Pero Norberto Palese prescribió joven. En la empresa de transporte donde trabajaba conoció a José, un compañero que hacía la presentación de una orquesta en un salón de baile del centro porteño. “Yo lo acompañaba los domingos. En una oportunidad él se va al interior del país y un domingo me dice: ‘Tengo un problema porque no sé a quién dejar conduciendo esto’. Le dije: ‘Y déjame a mí’. ‘¿Y vos qué sabés?, me preguntó’. Yo le contesté: ‘¿Y vos qué sabías?’. Él estuvo en la misma y de caradura se metió a hablar por el micrófono. Lo mismo hice yo. Y bueno, parece que lo hice bien…”.
El reemplazo iba a ser temporal. No lo fue: significó el comienzo de una venturosa carrera hablándole a un micrófono. “Presenté un tema. Después anuncié un par más hasta que vino el patrón del salón ‘La Argentina’, de Paraná y Corrientes, que todavía está vivo y muy lindo, y me dijo ‘quédese usted, pibe’”. Su tarea era hacer lo mismo que hacía José: le pegaban 50 pesos por mes. Le mandaron a imprimir tarjetas personales que extrañamente no decían Norberto Palese: el de la imprenta, el encargado del pedido o simplemente el hecho de aprovechar otras tarjetas de identificación confabularon para su bautismo como Jorge Cacho Fontana.
Le siguió una prueba en Radio El Mundo, la presentación de orquestas del célebre director Domingo Federico en Tango Bar, del prestigioso compositor Osmar Maderna en el Café Nacional y del ilustre Héctor Varela en Chantecler, una pieza clave en su proyección artística. “Porque Héctor Varela con su gran orquesta me invitó a trabajar con él, a presentarlo, y yo ingresé en el Chantecler, que era, en ese momento, un club nocturno con bailes, chicas y, bueno, con una clientela muy particular. Era hasta las cuatro de la mañana, de lunes a viernes”.

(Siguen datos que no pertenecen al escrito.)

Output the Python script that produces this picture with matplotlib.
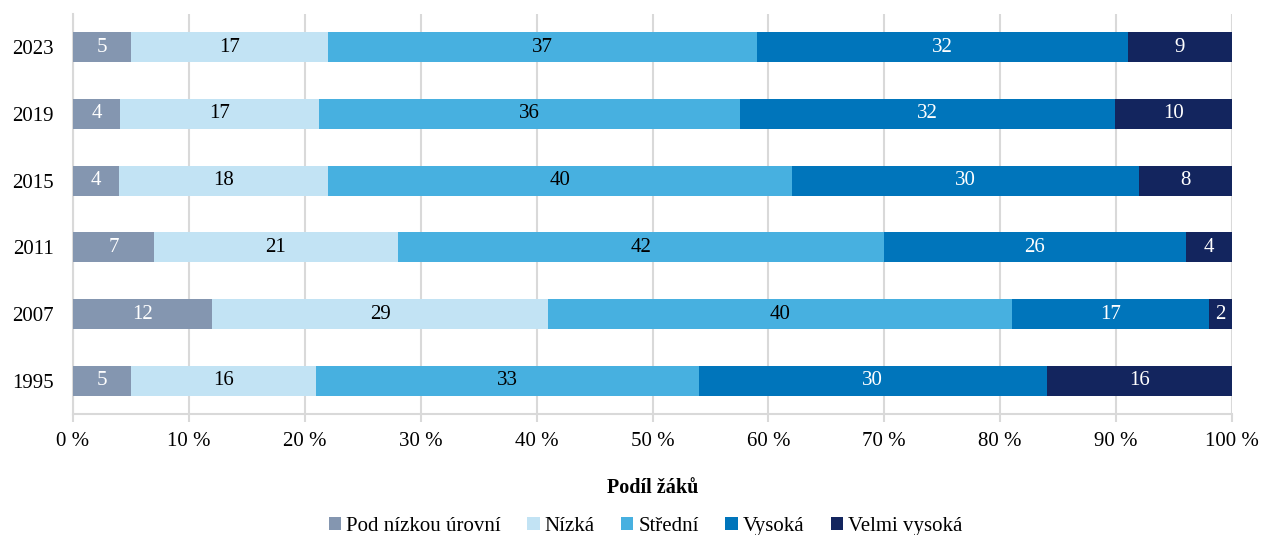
import numpy as np
import matplotlib.pyplot as plt

plt.rcParams['font.family'] = ['Liberation Serif', 'DejaVu Serif']

# Data
years = ['1995', '2007', '2011', '2015', '2019', '2023']
levels = ['Pod nízkou úrovní', 'Nízká', 'Střední', 'Vysoká', 'Velmi vysoká']
pod = [5, 12, 7, 4, 4, 5]
nizka = [16, 29, 21, 18, 17, 17]
stredni = [33, 40, 42, 40, 36, 37]
vysoka = [30, 17, 26, 30, 32, 32]
velmi = [16, 2, 4, 8, 10, 9]

colors = ['#8496B0', '#C2E3F4', '#47B0E0', '#0075BB', '#13255E']
text_colors = ['white', 'black', 'black', 'white', 'white']

series = np.array([pod, nizka, stredni, vysoka, velmi], dtype=float)
shares = series / series.sum(axis=0) * 100

fig = plt.figure(figsize=(12.61, 5.35), dpi=100)
ax = fig.add_axes([0.0579, 0.226, 0.9191, 0.748])

y = np.arange(len(years))
left = np.zeros(len(years))
for i in range(len(levels)):
    bars = ax.barh(y, shares[i], left=left, height=0.45, color=colors[i],
                   label=levels[i], zorder=3)
    for b, v in zip(bars, series[i]):
        ax.text(b.get_x() + b.get_width() / 2, b.get_y() + b.get_height() / 2,
                f'{v:.0f}', ha='center', va='center', fontsize=15,
                color=text_colors[i], zorder=4)
    left += shares[i]

ax.set_xlim(0, 100)
ax.set_ylim(-0.5, len(years) - 0.5)
ax.set_yticks(y)
ax.set_yticklabels(years, fontsize=15)
ax.set_xticks(np.arange(0, 101, 10))
ax.set_xticklabels([f'{t} %' for t in range(0, 101, 10)], fontsize=15)
ax.tick_params(axis='y', length=0, pad=14)
ax.tick_params(axis='x', length=6, color='#D9D9D9', width=1.5, pad=7)
ax.grid(axis='x', color='#D9D9D9', linewidth=1.5, zorder=0)
for s in ['top', 'right']:
    ax.spines[s].set_visible(False)
ax.spines['bottom'].set_color('#D9D9D9')
ax.spines['bottom'].set_linewidth(1.5)
ax.spines['left'].set_color('#D9D9D9')
ax.spines['left'].set_linewidth(1.5)

ax.set_xlabel('Podíl žáků', fontsize=14.5, fontweight='bold', labelpad=19)

fig.legend(loc='center', bbox_to_anchor=(0.512, 0.016), ncol=5, frameon=False,
           fontsize=15, handlelength=0.6, handleheight=0.6, handletextpad=0.25,
           columnspacing=1.25)

plt.savefig('out.png', dpi=100)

Tenía 17 años cuando comenzó a trabajar en Chantecler. Era menor de edad pero debía no parecerlo. “Me tuve que dejar los bigotes para estar en el cabaret. Me hacía un poco mayor. Usé un tiempo el bigote y después nunca más, pero lo recuerdo como si fuese hoy”, retrató. Era, por entonces, suplente en la radio. Debía esperar un llamado que lo convocara a realizar un reemplazo. “Para un suplente en la radio, el arma más importante que tiene es el teléfono y yo en mi casa no tenía”, graficó. En esas noches, conoció a una mujer habitué del club nocturno y se fue a vivir con ella.
“Mis padres notaron que yo no había vuelto del baile y no sabían a dónde me había ido. Al otro día le conté que me iba de casa. Mis padres me vieron, tal vez, tan entusiasmado, tan contento, tan feliz, tan seguro y proyectando el futuro que no me dijeron nada. Irse de la casa a los 17 años era importantísimo y más para aquellos padres”.
Al poco tiempo lo llamarían de Radio el Mundo para incorporarlo al elenco estable de locutores. Era 1949: empezaba una de las carreras más prósperas de la historia de la radio y la televisión argentina.